Let $A$ be a finitely generated $k$-algebra.
I would like to show that the set of closed points of $\operatorname{Spec}A$ is dense, but without using the fact that the nilradical of a finitely generated $k$-algebra is the intersection of all maximal ideals.
I know that the closed points of $\operatorname{Spec}A$ are the maximal ideals of $A$.
I also know that if $\frak m$ is a maximal ideal of $A$, then $A/\frak m$ is a finite extension of $k$, by Hilbert's Nullstellensatz.
I would like to show that if $f \in A$ and $D(f) \ne \varnothing$, then $D(f)$ contains a maximal ideal of $A$.
I know that $A_f$ is also a finitely generated $k$-algebra as well.
Best Answer
Write $A\cong k[x_1,\cdots,x_n]/I$ as a quotient of a polynomial ring. Then $D(f)$ is the spectrum of $A_f\cong k[x_1,\cdots,x_n,z]/(I,zf-1)$, and by the assumption that $D(f)\neq\emptyset$, we have that $(I,zf-1)$ is a proper ideal of $k[x_1,\cdots,x_n,z]$ and is hence contained in a maximal ideal $\mathfrak{m}$. This gives a closed point in $D(f)$.

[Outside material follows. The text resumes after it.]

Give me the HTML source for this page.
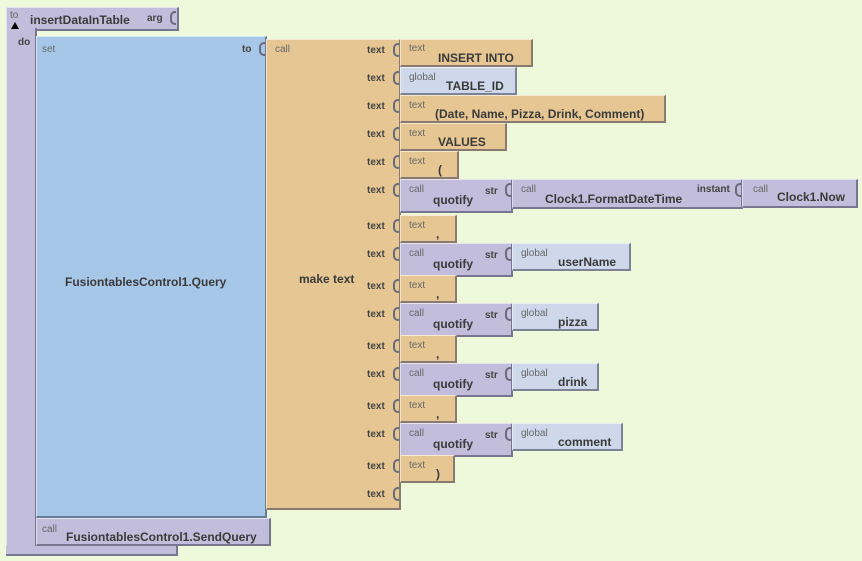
<!DOCTYPE html>
<html><head><style>
body{margin:0;width:862px;height:561px;background:#eef9dc;position:relative;overflow:hidden;font-family:"Liberation Sans",sans-serif}
.b{position:absolute;box-sizing:border-box;border-top:1px solid rgba(255,255,255,.6);border-left:1px solid rgba(255,255,255,.5);border-right:2px solid rgba(60,60,80,.55);border-bottom:2px solid rgba(60,60,80,.55)}
.p{background:#c2bdda}.bl{background:#a7c7e8}.t{background:#e6c794}.g{background:#cfd8ea}
.s{position:absolute;font-size:10px;color:#666}
.k{position:absolute;font-size:10px;font-weight:bold;color:#444}
.m{position:absolute;font-size:12px;font-weight:bold;color:#3a3a3a;white-space:nowrap}
.c{position:absolute;width:6px;height:14px;box-sizing:border-box;border:2px solid #6a6a7a;border-right:none;border-radius:5px 0 0 5px}
</style></head><body>
<!-- procedure -->
<div class="b p" style="left:6px;top:7px;width:173px;height:24px"></div>
<div class="b p" style="left:6px;top:28px;width:31px;height:528px;border-top:none"></div>
<div class="b p" style="left:6px;top:546px;width:172px;height:10px;border-top:none;border-left:none"></div>
<div class="s" style="left:10px;top:10px">to</div>
<div style="position:absolute;left:11px;top:22px;width:0;height:0;border-left:4px solid transparent;border-right:4px solid transparent;border-bottom:7px solid #000"></div>
<div class="m" style="left:30px;top:13px">insertDataInTable</div>
<div class="k" style="left:147px;top:13px">arg</div>
<div class="c" style="left:170px;top:11px"></div>
<div class="k" style="left:18px;top:37px">do</div>
<!-- set -->
<div class="b bl" style="left:36px;top:36px;width:231px;height:482px"></div>
<div class="s" style="left:42px;top:44px">set</div>
<div class="k" style="left:242px;top:44px">to</div>
<div class="m" style="left:65px;top:275px">FusiontablesControl1.Query</div>
<!-- make text -->
<div class="b t" style="left:266px;top:39px;width:135px;height:471px"></div>
<div class="c" style="left:259px;top:42px"></div>
<div class="s" style="left:275px;top:44px">call</div>
<div class="m" style="left:299px;top:272px">make text</div>
<div class="k" style="left:367px;top:45px">text</div><div class="c" style="left:393px;top:43px"></div>
<div class="k" style="left:367px;top:73px">text</div><div class="c" style="left:393px;top:71px"></div>
<div class="k" style="left:367px;top:101px">text</div><div class="c" style="left:393px;top:99px"></div>
<div class="k" style="left:367px;top:129px">text</div><div class="c" style="left:393px;top:127px"></div>
<div class="k" style="left:367px;top:157px">text</div><div class="c" style="left:393px;top:155px"></div>
<div class="k" style="left:367px;top:185px">text</div><div class="c" style="left:393px;top:183px"></div>
<div class="k" style="left:367px;top:221px">text</div><div class="c" style="left:393px;top:219px"></div>
<div class="k" style="left:367px;top:249px">text</div><div class="c" style="left:393px;top:247px"></div>
<div class="k" style="left:367px;top:281px">text</div><div class="c" style="left:393px;top:279px"></div>
<div class="k" style="left:367px;top:309px">text</div><div class="c" style="left:393px;top:307px"></div>
<div class="k" style="left:367px;top:341px">text</div><div class="c" style="left:393px;top:339px"></div>
<div class="k" style="left:367px;top:369px">text</div><div class="c" style="left:393px;top:367px"></div>
<div class="k" style="left:367px;top:401px">text</div><div class="c" style="left:393px;top:399px"></div>
<div class="k" style="left:367px;top:429px">text</div><div class="c" style="left:393px;top:427px"></div>
<div class="k" style="left:367px;top:461px">text</div><div class="c" style="left:393px;top:459px"></div>
<div class="k" style="left:367px;top:489px">text</div><div class="c" style="left:393px;top:487px"></div>
<!-- text blocks -->
<div class="b t" style="left:400px;top:39px;width:133px;height:28px"></div><div class="s" style="left:409px;top:43px">text</div><div class="m" style="left:438px;top:51px">INSERT INTO</div>
<div class="b g" style="left:400px;top:67px;width:117px;height:28px"></div><div class="s" style="left:409px;top:72px">global</div><div class="m" style="left:446px;top:79px">TABLE_ID</div>
<div class="b t" style="left:400px;top:95px;width:266px;height:28px"></div><div class="s" style="left:409px;top:100px">text</div><div class="m" style="left:435px;top:107px">(Date, Name, Pizza, Drink, Comment)</div>
<div class="b t" style="left:400px;top:123px;width:107px;height:28px"></div><div class="s" style="left:409px;top:128px">text</div><div class="m" style="left:438px;top:135px">VALUES</div>
<div class="b t" style="left:400px;top:151px;width:59px;height:28px"></div><div class="s" style="left:409px;top:156px">text</div><div class="m" style="left:438px;top:163px">(</div>
<!-- quotify clock -->
<div class="b p" style="left:400px;top:179px;width:113px;height:34px"></div><div class="s" style="left:409px;top:184px">call</div><div class="m" style="left:433px;top:193px">quotify</div><div class="k" style="left:485px;top:186px">str</div>
<div class="b p" style="left:512px;top:179px;width:231px;height:30px"></div><div class="c" style="left:505px;top:183px"></div><div class="s" style="left:521px;top:184px">call</div><div class="m" style="left:545px;top:192px">Clock1.FormatDateTime</div><div class="k" style="left:697px;top:184px">instant</div>
<div class="b p" style="left:742px;top:179px;width:116px;height:29px"></div><div class="c" style="left:735px;top:183px"></div><div class="s" style="left:753px;top:184px">call</div><div class="m" style="left:777px;top:190px">Clock1.Now</div>
<div class="b t" style="left:400px;top:215px;width:57px;height:28px"></div><div class="s" style="left:409px;top:220px">text</div><div class="m" style="left:436px;top:227px">,</div>
<!-- userName -->
<div class="b p" style="left:400px;top:243px;width:113px;height:34px"></div><div class="s" style="left:409px;top:248px">call</div><div class="m" style="left:433px;top:257px">quotify</div><div class="k" style="left:485px;top:250px">str</div>
<div class="b g" style="left:512px;top:243px;width:119px;height:28px"></div><div class="c" style="left:505px;top:247px"></div><div class="s" style="left:521px;top:248px">global</div><div class="m" style="left:558px;top:255px">userName</div>
<div class="b t" style="left:400px;top:275px;width:57px;height:28px"></div><div class="s" style="left:409px;top:280px">text</div><div class="m" style="left:436px;top:287px">,</div>
<!-- pizza -->
<div class="b p" style="left:400px;top:303px;width:113px;height:34px"></div><div class="s" style="left:409px;top:308px">call</div><div class="m" style="left:433px;top:317px">quotify</div><div class="k" style="left:485px;top:310px">str</div>
<div class="b g" style="left:512px;top:303px;width:87px;height:28px"></div><div class="c" style="left:505px;top:307px"></div><div class="s" style="left:521px;top:308px">global</div><div class="m" style="left:558px;top:315px">pizza</div>
<div class="b t" style="left:400px;top:335px;width:57px;height:28px"></div><div class="s" style="left:409px;top:340px">text</div><div class="m" style="left:436px;top:347px">,</div>
<!-- drink -->
<div class="b p" style="left:400px;top:363px;width:113px;height:34px"></div><div class="s" style="left:409px;top:368px">call</div><div class="m" style="left:433px;top:377px">quotify</div><div class="k" style="left:485px;top:370px">str</div>
<div class="b g" style="left:512px;top:363px;width:87px;height:28px"></div><div class="c" style="left:505px;top:367px"></div><div class="s" style="left:521px;top:368px">global</div><div class="m" style="left:558px;top:375px">drink</div>
<div class="b t" style="left:400px;top:395px;width:57px;height:28px"></div><div class="s" style="left:409px;top:400px">text</div><div class="m" style="left:436px;top:407px">,</div>
<!-- comment -->
<div class="b p" style="left:400px;top:423px;width:113px;height:34px"></div><div class="s" style="left:409px;top:428px">call</div><div class="m" style="left:433px;top:437px">quotify</div><div class="k" style="left:485px;top:430px">str</div>
<div class="b g" style="left:512px;top:423px;width:111px;height:28px"></div><div class="c" style="left:505px;top:427px"></div><div class="s" style="left:521px;top:428px">global</div><div class="m" style="left:558px;top:435px">comment</div>
<div class="b t" style="left:400px;top:455px;width:55px;height:28px"></div><div class="s" style="left:409px;top:460px">text</div><div class="m" style="left:436px;top:467px">)</div>
<!-- send query -->
<div class="b p" style="left:36px;top:518px;width:235px;height:28px"></div>
<div class="s" style="left:42px;top:524px">call</div>
<div class="m" style="left:66px;top:530px">FusiontablesControl1.SendQuery</div>
</body></html>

To see this is also a closed point of $\operatorname{Spec} A$, we use the characterization the closed points in the spectrum of a finitely generated $k$-algebra have residue field a finite extension of $k$. As $(A/I)_f\cong A_f/I_f$, the residue field of the closed point of $D(f)=\operatorname{Spec} A_f$ is the same as the residue field of that same point considered in $\operatorname{Spec} A$, so it is again a closed point of $\operatorname{Spec} A$.